Brunch. the gold standard.
Some friends and I gather together most Saturday mornings for brunch, trying different places around Seattle. While we sometimes have a bigger group, often there are just three of us, the original three who met at a diner early one morning when I was completely jet-lagged and uncharacteristically up early. (I can hardly believe it's been just about a year now). We've eaten at greasy-spoon diners and casual cafés and fancy restaurants. There have been hits and misses, and a few clear favorites, some dependable standbys. I am always late, rushing in with my hair still damp from the shower.

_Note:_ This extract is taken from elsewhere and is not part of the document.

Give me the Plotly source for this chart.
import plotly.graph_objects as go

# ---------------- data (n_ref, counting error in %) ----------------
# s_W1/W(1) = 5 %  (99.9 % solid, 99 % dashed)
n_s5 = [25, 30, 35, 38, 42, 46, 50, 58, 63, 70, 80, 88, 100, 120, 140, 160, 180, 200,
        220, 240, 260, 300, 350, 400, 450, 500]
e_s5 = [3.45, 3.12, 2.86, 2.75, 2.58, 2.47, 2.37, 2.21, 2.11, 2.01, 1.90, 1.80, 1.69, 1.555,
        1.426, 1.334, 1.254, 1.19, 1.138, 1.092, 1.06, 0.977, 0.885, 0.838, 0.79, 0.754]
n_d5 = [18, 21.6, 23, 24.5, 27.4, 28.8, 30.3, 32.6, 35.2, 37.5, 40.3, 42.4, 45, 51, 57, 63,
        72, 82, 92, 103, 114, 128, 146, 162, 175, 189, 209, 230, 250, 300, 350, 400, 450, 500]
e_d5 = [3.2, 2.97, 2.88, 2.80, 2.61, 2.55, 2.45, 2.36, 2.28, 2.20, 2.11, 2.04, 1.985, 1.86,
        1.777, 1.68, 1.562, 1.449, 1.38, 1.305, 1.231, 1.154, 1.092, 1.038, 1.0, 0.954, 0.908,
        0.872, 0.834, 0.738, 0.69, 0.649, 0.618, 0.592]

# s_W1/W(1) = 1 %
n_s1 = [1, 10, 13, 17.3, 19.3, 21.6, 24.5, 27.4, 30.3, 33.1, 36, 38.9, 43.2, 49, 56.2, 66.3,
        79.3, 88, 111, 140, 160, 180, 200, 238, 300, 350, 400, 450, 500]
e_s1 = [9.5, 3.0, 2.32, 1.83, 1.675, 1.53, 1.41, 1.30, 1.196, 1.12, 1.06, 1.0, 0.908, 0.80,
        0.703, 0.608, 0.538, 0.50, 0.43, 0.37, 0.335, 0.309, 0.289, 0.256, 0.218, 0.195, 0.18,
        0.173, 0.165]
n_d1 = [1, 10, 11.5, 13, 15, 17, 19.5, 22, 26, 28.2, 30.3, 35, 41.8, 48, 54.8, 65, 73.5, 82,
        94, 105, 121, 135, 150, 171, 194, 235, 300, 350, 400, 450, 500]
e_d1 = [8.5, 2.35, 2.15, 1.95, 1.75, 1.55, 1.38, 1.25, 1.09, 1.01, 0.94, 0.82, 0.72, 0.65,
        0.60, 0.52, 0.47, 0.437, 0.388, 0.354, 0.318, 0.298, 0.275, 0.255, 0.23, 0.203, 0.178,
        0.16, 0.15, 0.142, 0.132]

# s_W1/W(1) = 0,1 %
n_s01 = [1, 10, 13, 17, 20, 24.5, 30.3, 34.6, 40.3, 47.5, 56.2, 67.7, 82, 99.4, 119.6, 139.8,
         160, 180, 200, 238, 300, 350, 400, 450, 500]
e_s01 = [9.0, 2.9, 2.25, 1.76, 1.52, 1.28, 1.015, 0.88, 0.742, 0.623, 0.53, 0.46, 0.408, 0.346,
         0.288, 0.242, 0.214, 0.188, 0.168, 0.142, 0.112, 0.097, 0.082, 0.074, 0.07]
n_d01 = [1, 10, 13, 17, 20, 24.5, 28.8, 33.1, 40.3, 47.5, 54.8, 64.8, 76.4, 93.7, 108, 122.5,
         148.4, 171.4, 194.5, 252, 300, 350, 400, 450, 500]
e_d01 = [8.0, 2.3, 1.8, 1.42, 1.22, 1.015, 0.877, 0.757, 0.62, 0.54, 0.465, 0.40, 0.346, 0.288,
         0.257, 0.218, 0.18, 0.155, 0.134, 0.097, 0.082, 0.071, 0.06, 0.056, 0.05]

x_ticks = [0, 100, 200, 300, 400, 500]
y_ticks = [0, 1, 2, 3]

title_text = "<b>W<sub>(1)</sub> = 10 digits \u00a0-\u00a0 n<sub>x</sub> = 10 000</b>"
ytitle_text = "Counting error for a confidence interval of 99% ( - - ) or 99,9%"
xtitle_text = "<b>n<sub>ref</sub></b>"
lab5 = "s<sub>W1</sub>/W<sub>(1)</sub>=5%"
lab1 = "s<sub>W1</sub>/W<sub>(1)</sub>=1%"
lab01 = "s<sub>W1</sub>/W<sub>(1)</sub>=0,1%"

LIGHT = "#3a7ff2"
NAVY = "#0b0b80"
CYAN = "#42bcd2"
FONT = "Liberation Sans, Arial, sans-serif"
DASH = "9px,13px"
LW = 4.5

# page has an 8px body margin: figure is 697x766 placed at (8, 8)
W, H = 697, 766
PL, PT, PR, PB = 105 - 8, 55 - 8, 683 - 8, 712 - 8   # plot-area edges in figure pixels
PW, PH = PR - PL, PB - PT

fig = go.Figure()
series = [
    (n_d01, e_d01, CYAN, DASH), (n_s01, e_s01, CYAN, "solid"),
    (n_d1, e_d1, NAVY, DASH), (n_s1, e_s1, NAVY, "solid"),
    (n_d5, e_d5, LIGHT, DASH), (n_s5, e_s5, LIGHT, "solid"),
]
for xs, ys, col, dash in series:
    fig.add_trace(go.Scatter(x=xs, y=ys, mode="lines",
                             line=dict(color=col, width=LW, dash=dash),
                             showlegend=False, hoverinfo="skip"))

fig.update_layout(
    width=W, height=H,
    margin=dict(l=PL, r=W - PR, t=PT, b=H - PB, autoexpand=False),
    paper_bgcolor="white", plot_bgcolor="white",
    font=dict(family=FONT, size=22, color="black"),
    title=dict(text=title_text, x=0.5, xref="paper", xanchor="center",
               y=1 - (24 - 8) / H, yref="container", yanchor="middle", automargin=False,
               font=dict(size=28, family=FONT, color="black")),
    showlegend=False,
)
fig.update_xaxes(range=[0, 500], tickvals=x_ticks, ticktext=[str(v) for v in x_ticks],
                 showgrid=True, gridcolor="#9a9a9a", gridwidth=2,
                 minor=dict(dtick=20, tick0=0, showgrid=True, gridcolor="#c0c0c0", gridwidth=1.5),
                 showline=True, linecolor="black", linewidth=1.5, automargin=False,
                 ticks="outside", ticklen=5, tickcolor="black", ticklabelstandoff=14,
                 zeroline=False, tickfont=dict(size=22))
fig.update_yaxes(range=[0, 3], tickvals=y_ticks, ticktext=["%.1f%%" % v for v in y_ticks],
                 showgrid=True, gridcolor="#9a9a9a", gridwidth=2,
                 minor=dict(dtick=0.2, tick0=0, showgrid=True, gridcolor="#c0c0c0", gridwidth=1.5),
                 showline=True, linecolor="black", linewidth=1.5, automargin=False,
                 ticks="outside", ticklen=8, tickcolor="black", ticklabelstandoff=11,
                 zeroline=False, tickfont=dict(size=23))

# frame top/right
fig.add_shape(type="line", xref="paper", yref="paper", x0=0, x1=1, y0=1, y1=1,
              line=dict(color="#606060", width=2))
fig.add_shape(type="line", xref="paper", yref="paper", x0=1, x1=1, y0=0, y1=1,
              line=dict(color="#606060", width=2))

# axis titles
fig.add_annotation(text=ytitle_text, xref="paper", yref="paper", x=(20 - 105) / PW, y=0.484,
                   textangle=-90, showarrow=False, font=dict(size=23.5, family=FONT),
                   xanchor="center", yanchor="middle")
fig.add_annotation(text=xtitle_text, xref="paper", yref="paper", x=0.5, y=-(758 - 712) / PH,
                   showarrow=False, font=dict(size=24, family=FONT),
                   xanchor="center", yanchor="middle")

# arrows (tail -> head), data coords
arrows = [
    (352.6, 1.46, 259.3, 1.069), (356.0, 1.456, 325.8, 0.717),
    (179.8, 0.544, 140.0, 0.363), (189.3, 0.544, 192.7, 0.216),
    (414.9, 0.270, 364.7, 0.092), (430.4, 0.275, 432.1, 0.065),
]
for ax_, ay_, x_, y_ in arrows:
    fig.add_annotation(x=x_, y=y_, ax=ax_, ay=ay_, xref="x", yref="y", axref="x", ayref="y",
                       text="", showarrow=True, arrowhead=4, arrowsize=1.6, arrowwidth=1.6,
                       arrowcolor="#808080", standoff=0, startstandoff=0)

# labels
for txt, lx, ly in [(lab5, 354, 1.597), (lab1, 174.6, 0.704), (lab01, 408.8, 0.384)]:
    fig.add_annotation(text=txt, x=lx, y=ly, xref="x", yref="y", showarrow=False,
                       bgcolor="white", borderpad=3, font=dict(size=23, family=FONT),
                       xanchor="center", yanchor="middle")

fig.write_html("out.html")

We had been meaning to try Harvest Vine since I first heard that they had started serving brunch. Some friends who have impeccable taste had gone, months ago, and raved about it. Finally, we made it there, after a quick trip to the farmer's market earlier in the morning. It was early, just after they opened; only a few tables were full. We ordered coffee and caracolillos (sweet rolls shaped like the snails they are named for), quickly, and debated over the rest of the menu. We all ordered eggs; I chose eggs scrambled with chanterelles and bacon. The caracolillos were perfect, spiraled rolls of soft dough that seemed like a cross between a croissant and brioche. They are a sign of good things to come.

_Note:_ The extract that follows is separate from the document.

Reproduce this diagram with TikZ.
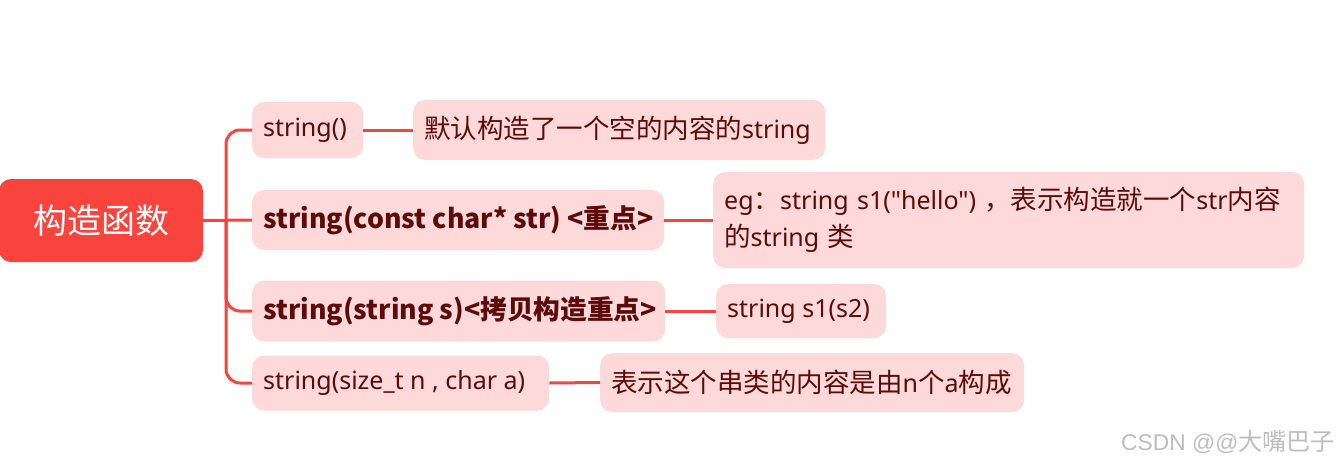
\documentclass[tikz,border=0pt]{standalone}
\usepackage{fontspec}
\setmainfont{Noto Sans}[Ligatures=TeXOff]
\newfontfamily\cjk{Noto Sans CJK SC}[Scale=1.06]
\newfontfamily\rootfont{Noto Sans CJK SC}
\newfontfamily\wmfont{Liberation Sans}
\newcommand{\lbx}[2]{\makebox[#1][l]{#2}}
\definecolor{rootred}{HTML}{F9443E}
\definecolor{pinkfill}{HTML}{FDD9D9}
\definecolor{txtdark}{HTML}{5C0A0A}
\definecolor{wmgray}{HTML}{BDBDBD}
\tikzset{
  rootbox/.style={fill=rootred, rounded corners=12pt, inner sep=0pt, text=white,
    font=\fontsize{34}{40}\selectfont\rootfont, minimum width=204pt, minimum height=83pt},
  topic/.style={fill=pinkfill, rounded corners=12pt, inner xsep=11pt, inner ysep=0pt,
    anchor=west, text=txtdark, font=\fontsize{25}{37}\selectfont},
  boldtopic/.style={topic, font=\fontsize{25.2}{37}\selectfont\cjk\bfseries},
  link/.style={draw=rootred, line width=3pt},
  watermark/.style={text=wmgray, font=\fontsize{22.8}{24}\selectfont\wmfont, anchor=west, inner sep=0pt}
}
\begin{document}
\begin{tikzpicture}[x=1pt, y=-1pt]
\useasboundingbox (0,0) rectangle (1343,466);
% root
\node[rootbox] (root) at (101,220.5) {构造函数};
% branches
\node[topic, minimum height=56pt] (b1) at (252,130) {\lbx{89pt}{string()}};
\node[boldtopic, minimum height=60pt] (b2) at (252,220) {\lbx{390pt}{string(const char* str) <重点>}};
\node[boldtopic, minimum height=61pt] (b3) at (252,311) {\lbx{391pt}{string(string s)<拷贝构造重点>}};
\node[topic, minimum height=55pt] (b4) at (252,383) {\lbx{275pt}{string(size\_t n , char a)}};
% leaves
\node[topic, minimum height=60pt] (l1) at (413,130) {\lbx{390pt}{{\cjk 默认构造了一个空的内容的}string}};
\node[topic, minimum height=96pt, text width=569pt, align=left] (l2) at (713,220)
  {\mbox{eg{\cjk ：}string s1("hello") {\cjk ，表示构造就一个}str{\cjk 内容}}\\\mbox{{\cjk 的}string {\cjk 类}}};
\node[topic, minimum height=54pt] (l3) at (716,311) {\lbx{148pt}{string s1(s2)}};
\node[topic, minimum height=59pt] (l4) at (600,382.5) {\lbx{402pt}{{\cjk 表示这个串类的内容是由}n{\cjk 个}a{\cjk 构成}}};
% trunk
\coordinate (j) at (226,220);
\draw[link] (root.east) -- (b2.west);
\draw[link, rounded corners=14pt] (j) |- (b1.west);
\draw[link, rounded corners=14pt] (j) |- (b3.west);
\draw[link, rounded corners=14pt] (j) |- (b4.west);
% leaf links
\draw[link] (b1.east) -- (l1.west);
\draw[link] (b2.east) -- (l2.west);
\draw[link] (b3.east) -- (l3.west);
\draw[link] (b4.east) -- (l4.west);
% watermark
\node[watermark] (wm) at (1121,442) {CSDN @@{\cjk 大嘴巴子}};
\end{tikzpicture}
\end{document}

Everything was perfect - M.'s baked eggs with tomato sauce and goodness knows what else, J.'s poached eggs and sausage, my scramble that is almost custard-like in its softness. The bacon is home-cured and the chanterelles are cooked just right, even if my revuelto looks, honestly, a little revolting. (There is no way to make eggs scrambled with mushrooms attractive). We mop up every bite with our toasts and mutter about what we might order next time, or if perhaps there is room in our stomachs for another dish. There isn't, of course. We'll have to come back, and soon. There have been few brunches as spot-on as this one. Watch out, Seattle. A new gold standard has been found.